Book 4: The Visit to King Menelaus and Helen King Nestor sends Telemachus off to continue his search in Sparta. There, two more favorites of the Trojan War story, King Menelaus and his wife, Helen, now live peacefully. Like Homer’s Greek audience, we remember throughout Telemachus’s stay in Sparta that this Helen was the very cause of the Trojan War itself. Telemachus is awed at Menelaus’s palace, lit up with bronze, gold, amber, silver, and ivory. He does not reveal his identity to Menelaus or to Helen; Athena is still disguised as Mentor. The old commander Menelaus begins to tell war stories. As he reminisces about Odysseus, the absent hero becomes more and more vivid. Remember that Menelaus does not realize that he is talking to Odysseus’s own son. Menelaus speaks: “No soldier took on as much or went through so much as Odysseus. That seems to have been his destiny, and this mine—to miss him so much and not know whether he lived or died. His old father and his wife Penelope must miss him still! And even Telemachus, whom he left as a newborn baby when he left for war.” Now hearing King Menelaus’s words, Telemachus started to cry when he heard about his father; tears rolled down his cheeks, and he used both hands to hold his purple cloak in front of his eyes. Menelaus recognized him now and didn’t know whether to let Telemachus speak and name his father in his own time, or to question him. While he was thinking, Helen came out of her scented bedroom. She sat down on a chair and asked her husband about everything: “Menelaus, have we yet heard our new guests introduce themselves? Shall I conceal what I feel? No, I have to tell the truth. Never, anywhere, have I seen so great a likeness in man or woman!”
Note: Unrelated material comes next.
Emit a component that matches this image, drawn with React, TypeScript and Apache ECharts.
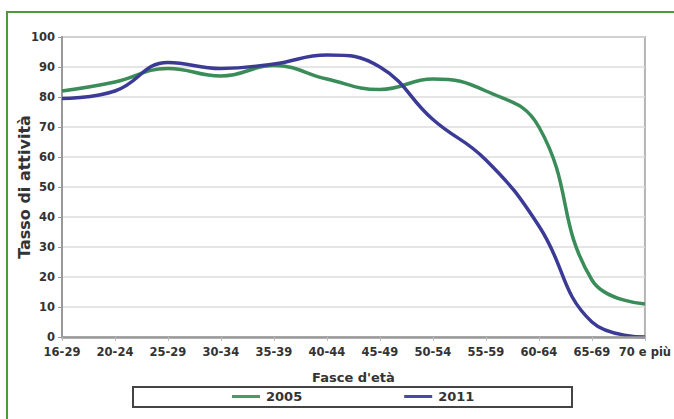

“This boy must be the son of Odysseus, Telemachus, the child he left at home the year he went off to war in Troy—daring all for the shameless creature I was.” Menelaus and Helen tell Telemachus they have heard that Odysseus is alive, that he is living with the nymph, Calypso, and that he longs for a way of returning home. Having increased our suspense, Homer at this point takes us back to Ithaca where we learn that the suitors intend to ambush and kill Telemachus upon his return. Now, with the themes of the epic story established, we are ready to meet Odysseus in person! Here we will imagine that Homer stops for the night. The listeners would now go off to various corners of the local nobleman’s house—as Telemachus and his friends would have done after their evening of talk and feasting with Menelaus and Helen. Homer, the blind poet, might well have taken a glass of wine before turning in. The people who had heard the stories might have asked questions among themselves and looked forward to the next evening’s installment.

Questions for Books 1-4: Book 1: 1. Who does Homer call upon to help him begin telling the story? 2. Why is Poseidon furious with Odysseus? 3. In what disguise does Athena first appear to Telemachus? 4. What advice does Athena give to Telemachus? Book 2: 1. What does Athena instruct Telemachus to do? 2. What trick had Penelope used to stall the suitors? 3. Athena, as Mentor, tells Telemachus that he will be successful. What advantage does Telemachus have that others don’t? 4.

What secret does Telemachus tell his nurse, Eurycleia?

Book 3: 1. Why is Telemachus nervous about talking to the king? 2. What does Telemachus tell King Nestor he has come to Pylos in search of? 3. Does Nestor know where Odysseus is at? 4.

What does Telemachus say that makes Athena slightly angry?

Book 4: 1. Why is Helen so famous? (or infamous?) 2. What does King Menelaus say that causes Telemachus to cry? 3. Does Menelaus know where Odysseus is at? 4. What does Antinous plan to do to Telemachus when he returns?